Exercise directions: Filter the entries and keep only the lines where the string "matplotlib" appears.

Material to process:
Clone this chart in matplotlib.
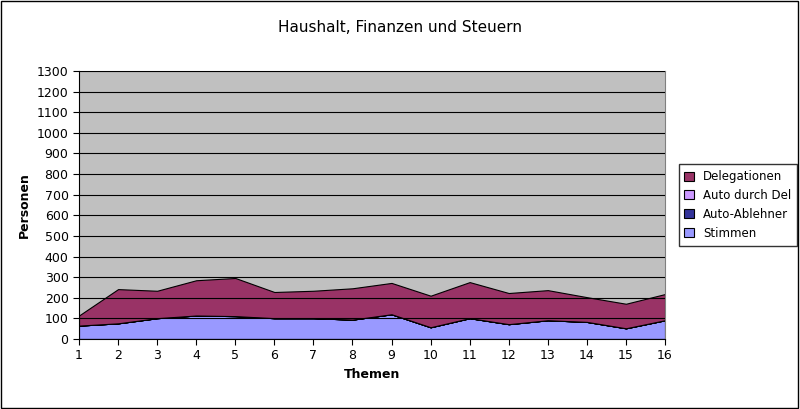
import matplotlib
matplotlib.use("Agg")
import matplotlib.pyplot as plt
import numpy as np

themen = list(range(1, 17))
stimmen = [65, 76, 101, 114, 111, 101, 101, 94, 120, 57, 101, 72, 91, 83, 52, 91]
auto_ablehner = [0]*16
auto_del = [0]*16
total = [114, 242, 234, 285, 296, 228, 234, 246, 272, 210, 276, 223, 237, 203, 171, 218]
delegationen = [t - s for t, s in zip(total, stimmen)]

fig = plt.figure(figsize=(8, 4.09), dpi=100)
fig.patch.set_facecolor("white")
ax = fig.add_axes([79/800, 1-339/409, 586/800, 268/409])
ax.set_facecolor("#c0c0c0")
ax.stackplot(themen, stimmen, auto_ablehner, auto_del, delegationen,
             colors=["#9999ff", "#333399", "#cc99ff", "#993366"],
             edgecolor="black", linewidth=0.8,
             labels=["Stimmen", "Auto-Ablehner", "Auto durch Del", "Delegationen"])
ax.set_xlim(1, 16)
ax.set_ylim(0, 1300)
ax.set_yticks(range(0, 1301, 100))
ax.set_xticks(themen)
ax.yaxis.grid(True, color="black", linewidth=0.8)
ax.set_axisbelow(False)
ax.tick_params(labelsize=9, length=4, direction="out")
ax.set_xlabel("Themen", fontsize=9, fontweight="bold")
ax.set_ylabel("Personen", fontsize=9, fontweight="bold")
for s in ax.spines.values():
    s.set_color("#808080")
ax.spines["left"].set_color("black"); ax.spines["bottom"].set_color("black")
fig.text(400/800, 1-27/409, "Haushalt, Finanzen und Steuern", ha="center", va="center", fontsize=11)
h, l = ax.get_legend_handles_labels()
leg = fig.legend(h[::-1], l[::-1], loc="center", bbox_to_anchor=(738/800, 1-205/409),
                 fontsize=8.5, frameon=True, fancybox=False, edgecolor="black",
                 handlelength=0.8, handleheight=0.8, labelspacing=0.5, borderpad=0.5)
border = plt.Rectangle((0.001, 0.002), 0.997, 0.995, transform=fig.transFigure,
                       fill=False, edgecolor="black", linewidth=1)
fig.patches.append(border)
fig.savefig("out.png", dpi=100)
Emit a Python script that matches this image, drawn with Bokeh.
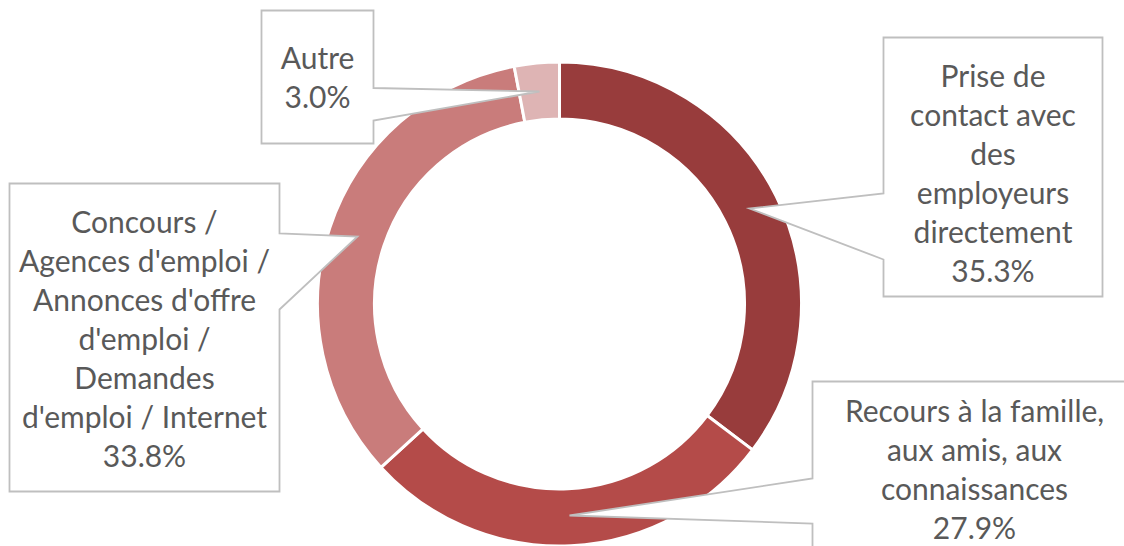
import math
from bokeh.plotting import figure
from bokeh.models import Range1d, ColumnDataSource
from bokeh.embed import file_html
from bokeh.resources import INLINE
from bokeh.core.properties import value

# ---------------- data ----------------
categories = [
    "Prise de contact avec des employeurs directement",
    "Recours à la famille, aux amis, aux connaissances",
    "Concours / Agences d'emploi / Annonces d'offre d'emploi / Demandes d'emploi / Internet",
    "Autre",
]
shares = [35.3, 27.9, 33.8, 3.0]
colors = ["#983C3C", "#B44B49", "#C97C7B", "#DEB4B4"]
label_lines = [
    ["Prise de", "contact avec", "des", "employeurs", "directement"],
    ["Recours à la famille,", "aux amis, aux", "connaissances"],
    ["Concours /", "Agences d'emploi /", "Annonces d'offre", "d'emploi /", "Demandes", "d'emploi / Internet"],
    ["Autre"],
]

# ---------------- layout (picture pixel coordinates) ----------------
W, H = 1124, 546
def Y(py):
    return H - py

CX, CY = 559, 303.5
R_OUT, R_IN = 242, 185

callouts = [
    dict(box=(883, 37, 1102, 296), side="left", y1=193, y2=259, tip=(749, 208), tx=992.5, ty=85),
    dict(box=(812, 381, 1140, 580), side="left", y1=478, y2=523, tip=(569, 515), tx=974, ty=420),
    dict(box=(9, 183, 279, 491), side="right", y1=233, y2=309, tip=(357, 236), tx=144, ty=231.7),
    dict(box=(261, 10, 373, 143), side="right", y1=87.5, y2=120, tip=(539, 91), tx=317, ty=67.3),
]
LINE_H = 39
BASE_SHIFT = -11
FONT = "Lato"
FONT_SIZE = "30px"
TEXT_COLOR = "#595959"
BORDER = "#BFBFBF"

p = figure(width=W, height=H, x_range=Range1d(0, W), y_range=Range1d(0, H),
           output_backend="svg", toolbar_location=None, min_border=0,
           background_fill_color="white", border_fill_color="white")
p.axis.visible = False
p.grid.visible = False
p.outline_line_color = None

# donut slices, clockwise from top
total = sum(shares)
starts, ends = [], []
cum = 0.0
for v in shares:
    a0 = math.pi / 2 - 2 * math.pi * cum / total
    cum += v
    a1 = math.pi / 2 - 2 * math.pi * cum / total
    starts.append(a1)
    ends.append(a0)

src = ColumnDataSource(dict(x=[CX] * len(shares), y=[Y(CY)] * len(shares),
                            start=starts, end=ends, color=colors, name=categories))
p.annular_wedge(x="x", y="y", inner_radius=R_IN, outer_radius=R_OUT,
                start_angle="start", end_angle="end", direction="anticlock",
                fill_color="color", line_color="white", line_width=3, source=src)

# callouts
xs, ys = [], []
for c in callouts:
    l, t, r, b = c["box"]
    tx, ty = c["tip"]
    if c["side"] == "right":
        pts = [(l, t), (r, t), (r, c["y1"]), (tx, ty), (r, c["y2"]), (r, b), (l, b)]
    else:
        pts = [(l, t), (r, t), (r, b), (l, b), (l, c["y2"]), (tx, ty), (l, c["y1"])]
    xs.append([q[0] for q in pts])
    ys.append([Y(q[1]) for q in pts])
p.patches(xs, ys, fill_color="white", line_color=BORDER, line_width=1.8, line_join="miter")

# label texts
txt_x, txt_y, txt = [], [], []
for c, lines, v in zip(callouts, label_lines, shares):
    all_lines = lines + [f"{v:.1f}%"]
    for k, s in enumerate(all_lines):
        txt_x.append(c["tx"])
        txt_y.append(Y(c["ty"] + BASE_SHIFT + k * LINE_H))
        txt.append(s)
p.text(x=txt_x, y=txt_y, text=txt, text_align="center", text_baseline="alphabetic",
       text_font=value(FONT), text_font_size=FONT_SIZE, text_color=TEXT_COLOR)

open("out.html", "w").write(file_html(p, INLINE))
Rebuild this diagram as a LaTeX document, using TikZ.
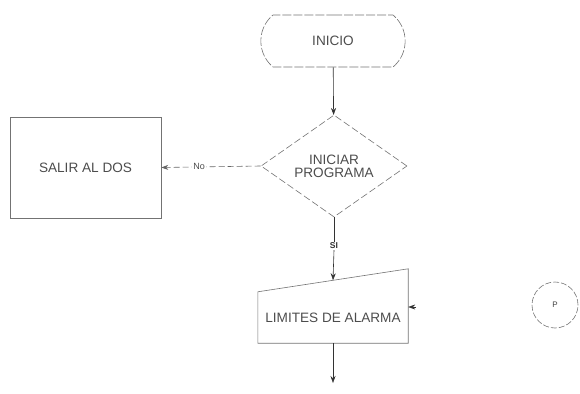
\documentclass[tikz,border=0pt]{standalone}
\usepackage{fontspec}
\setmainfont{Liberation Sans}
\usetikzlibrary{shapes.geometric,shapes.misc,arrows.meta,calc}
\begin{document}
\begin{tikzpicture}[x=1pt,y=-1pt,
  line/.style={draw=black!55, line width=0.6pt},
  flow/.style={draw=black!80, line width=0.6pt, -{Stealth[length=7pt,width=5pt]}},
  lbl/.style={text=black!70, font=\fontsize{13.6}{15}\selectfont, align=center},
  term/.style={rounded rectangle, rounded rectangle arc length=100, line, dash pattern=on 9pt off 2pt, minimum width=151pt, minimum height=52pt, lbl},
  dec/.style={diamond, line, dash pattern=on 7pt off 3pt, minimum width=146pt, minimum height=102pt, inner sep=0pt, lbl},
  proc/.style={rectangle, line, minimum width=151pt, minimum height=101pt, lbl},
  conn/.style={circle, line, dash pattern=on 6pt off 2pt, minimum size=46pt, inner sep=0pt, text=black!75, font=\fontsize{8}{9}\selectfont}
]
\useasboundingbox (0,0) rectangle (580,393);
\node[term] (ini) at (333,41) {INICIO};
\node[dec] (dec) at (334,166) {INICIAR\\[-2pt]PROGRAMA};
\node[proc] (sal) at (85.5,167.5) {SALIR AL DOS};
\node[lbl, minimum width=150pt, minimum height=51pt, inner sep=0pt] (lim) at (333,317.5) {LIMITES DE ALARMA};
\draw[line] (lim.south west) -- (lim.north west) -- ([yshift=23pt]lim.north east) -- (lim.south east) -- cycle;
\coordinate (limtop) at ($(lim.north west)!0.5!([yshift=23pt]lim.north east)$);
\node[conn] (p) at (555,305) {P};
\node[text=black!80, font=\fontsize{8.5}{9}\selectfont\bfseries, inner sep=1pt] (si) at (334,246) {SI};
\coordinate (inP) at (416,307);
\coordinate (fin) at (333,383);
\draw[flow] (ini) -- (dec);
\draw[flow, draw=black!60, dash pattern=on 6pt off 3pt] (dec.west) -- node[pos=0.62, fill=white, inner sep=1pt, text=black!70, font=\fontsize{9}{10}\selectfont] (no) {No} (sal.east);
\draw[line, draw=black!80] (dec.south) -- (si.north);
\draw[flow] (si.south) -- (limtop);
\draw[flow] (inP) -- ([yshift=10.5pt]lim.east);
\draw[flow] (lim.south) -- (fin);
\end{tikzpicture}
\end{document}
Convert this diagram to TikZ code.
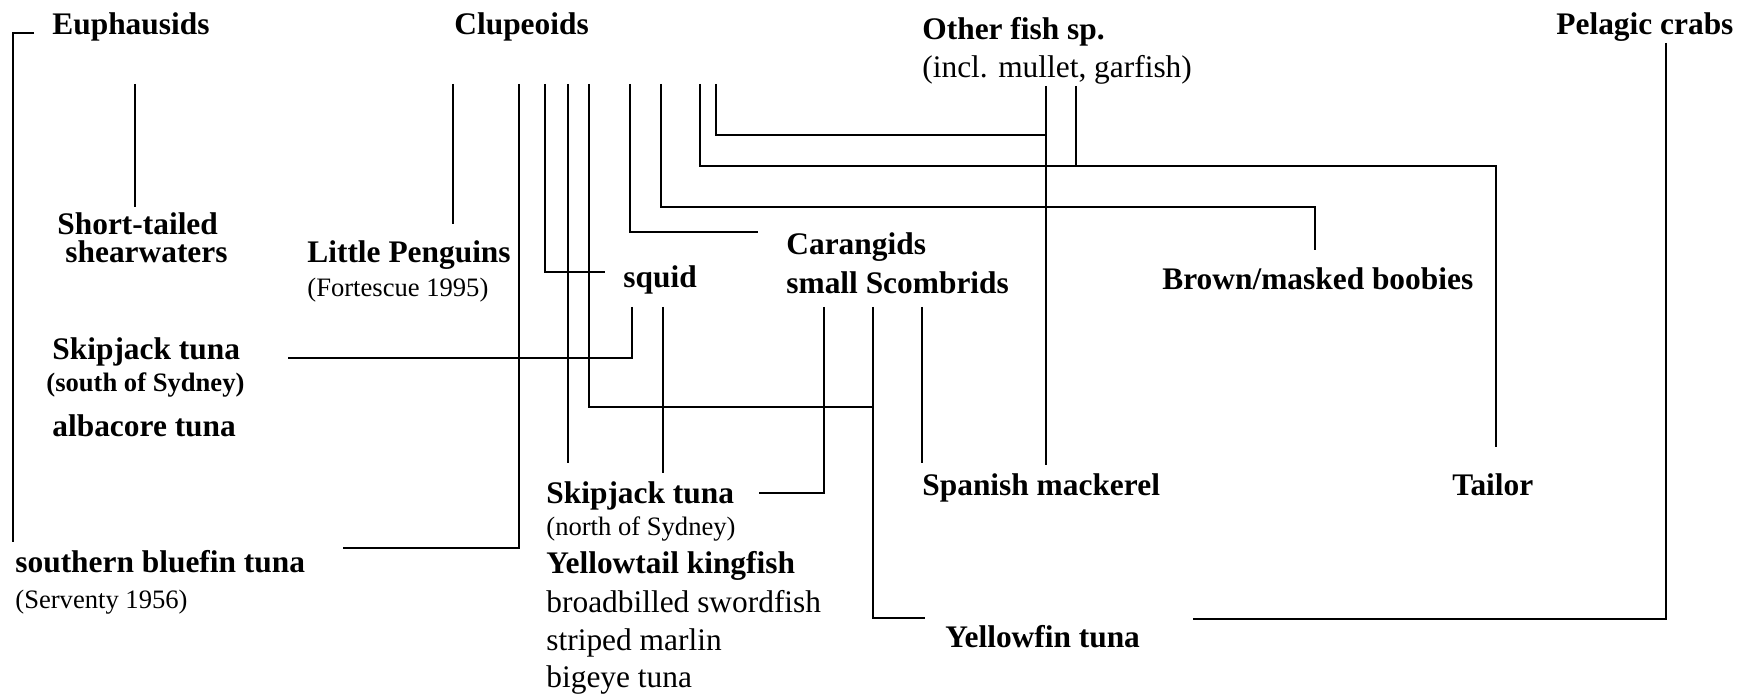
\documentclass[tikz,border=0pt]{standalone}
\usepackage{fontspec}
\setmainfont{Liberation Serif}
\usepackage{tikz}

\begin{document}
\begin{tikzpicture}[
          x=0.5pt, y=-0.5pt,
          sp/.style={anchor=base west, inner sep=0pt,
                     font=\bfseries\fontsize{15.7}{18}\selectfont},
          spr/.style={anchor=base west, inner sep=0pt,
                      font=\fontsize{15.7}{18}\selectfont},
          src/.style={anchor=base west, inner sep=0pt,
                      font=\fontsize{13.3}{16}\selectfont},
          srcb/.style={anchor=base west, inner sep=0pt,
                       font=\bfseries\fontsize{13.3}{16}\selectfont},
          link/.style={line width=0.9pt}
        ]
          \useasboundingbox (0,0) rectangle (1746,695);
          \node[sp] (eup) at (52,35) {Euphausids};
          \node[sp] (clu) at (454,35) {Clupeoids};
          \node[sp] (oth) at (922,40) {Other fish sp.};
          \node[spr] (oth2) at (922,78) {(incl. mullet, garfish)};
          \node[sp] (pel) at (1556,35) {Pelagic crabs};
          \node[sp] (stw) at (57,235) {Short-tailed};
          \node[sp] (stw2) at (65,263) {shearwaters};
          \node[sp] (lpg) at (307,263) {Little Penguins};
          \node[src] (lpg2) at (307,297) {(Fortescue 1995)};
          \node[sp] (sqd) at (623,288) {squid};
          \node[sp] (car) at (786,255) {Carangids};
          \node[sp] (car2) at (786,293) {small Scombrids};
          \node[sp] (boo) at (1162,290) {Brown/masked boobies};
          \node[sp] (sks) at (52,359) {Skipjack tuna};
          \node[srcb] (sks2) at (46,392) {(south of Sydney)};
          \node[sp] (alb) at (52,437) {albacore tuna};
          \node[sp] (spm) at (922,495) {Spanish mackerel};
          \node[sp] (tai) at (1452,495) {Tailor};
          \node[sp] (skn) at (546,503) {Skipjack tuna};
          \node[src] (skn2) at (546,535) {(north of Sydney)};
          \node[sp] (ytk) at (546,573) {Yellowtail kingfish};
          \node[spr] (bbs) at (546,612) {broadbilled swordfish};
          \node[spr] (stm) at (546,650) {striped marlin};
          \node[spr] (bet) at (546,687) {bigeye tuna};
          \node[sp] (sbt) at (15,572) {southern bluefin tuna};
          \node[src] (sbt2) at (15,608) {(Serventy 1956)};
          \node[sp] (yft) at (945,647) {Yellowfin tuna};

          \coordinate (eup-sbt) at (34,33);   \coordinate (sbt-eup) at (13,542);
          \coordinate (eup-stw) at (135,84);  \coordinate (stw-eup) at (135,207);
          \coordinate (clu-lpg) at (453,84);  \coordinate (lpg-clu) at (453,224);
          \coordinate (clu-sbt) at (519,84);  \coordinate (sbt-clu) at (343,548);
          \coordinate (clu-sqd) at (545,84);  \coordinate (sqd-clu) at (605,272);
          \coordinate (clu-skn) at (568,84);  \coordinate (skn-clu) at (568,463);
          \coordinate (clu-yft) at (589,84);  \coordinate (yft-clu) at (873,407);
          \coordinate (clu-car) at (630,84);  \coordinate (car-clu) at (758,232);
          \coordinate (clu-boo) at (661,84);  \coordinate (boo-clu) at (1315,250);
          \coordinate (clu-tai) at (700,84);  \coordinate (tai-clu) at (1496,447);
          \coordinate (clu-spm) at (716,84);  \coordinate (spm-clu) at (1046,135);
          \coordinate (oth-spm) at (1046,86); \coordinate (spm-oth) at (1046,465);
          \coordinate (oth-tai) at (1076,86); \coordinate (tai-oth) at (1076,166);
          \coordinate (pel-yft) at (1666,43); \coordinate (yft-pel) at (1193,619);
          \coordinate (sqd-sks) at (632,307); \coordinate (sks-sqd) at (288,358);
          \coordinate (sqd-skn) at (663,307); \coordinate (skn-sqd) at (663,473);
          \coordinate (car-skn) at (824,307); \coordinate (skn-car) at (759,493);
          \coordinate (car-yft) at (873,307); \coordinate (yft-car) at (925,618);
          \coordinate (car-spm) at (922,307); \coordinate (spm-car) at (922,463);

          \draw[link] (eup-sbt) -| (sbt-eup);
          \draw[link] (eup-stw) -- (stw-eup);
          \draw[link] (clu-lpg) -- (lpg-clu);
          \draw[link] (clu-sbt) |- (sbt-clu);
          \draw[link] (clu-sqd) |- (sqd-clu);
          \draw[link] (clu-skn) -- (skn-clu);
          \draw[link] (clu-yft) |- (yft-clu);
          \draw[link] (clu-car) |- (car-clu);
          \draw[link] (clu-boo) -- ++(0,123) -| (boo-clu);
          \draw[link] (clu-tai) -- ++(0,82) -| (tai-clu);
          \draw[link] (clu-spm) |- (spm-clu);
          \draw[link] (oth-spm) -- (spm-oth);
          \draw[link] (oth-tai) -- (tai-oth);
          \draw[link, line width=1.3pt] (pel-yft) |- (yft-pel);
          \draw[link] (sqd-sks) |- (sks-sqd);
          \draw[link] (sqd-skn) -- (skn-sqd);
          \draw[link] (car-skn) |- (skn-car);
          \draw[link] (car-yft) |- (yft-car);
          \draw[link] (car-spm) -- (spm-car);
        \end{tikzpicture}
\end{document}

Answer to this task:
Clone this chart in matplotlib.
import matplotlib
matplotlib.use("Agg")
import matplotlib.pyplot as plt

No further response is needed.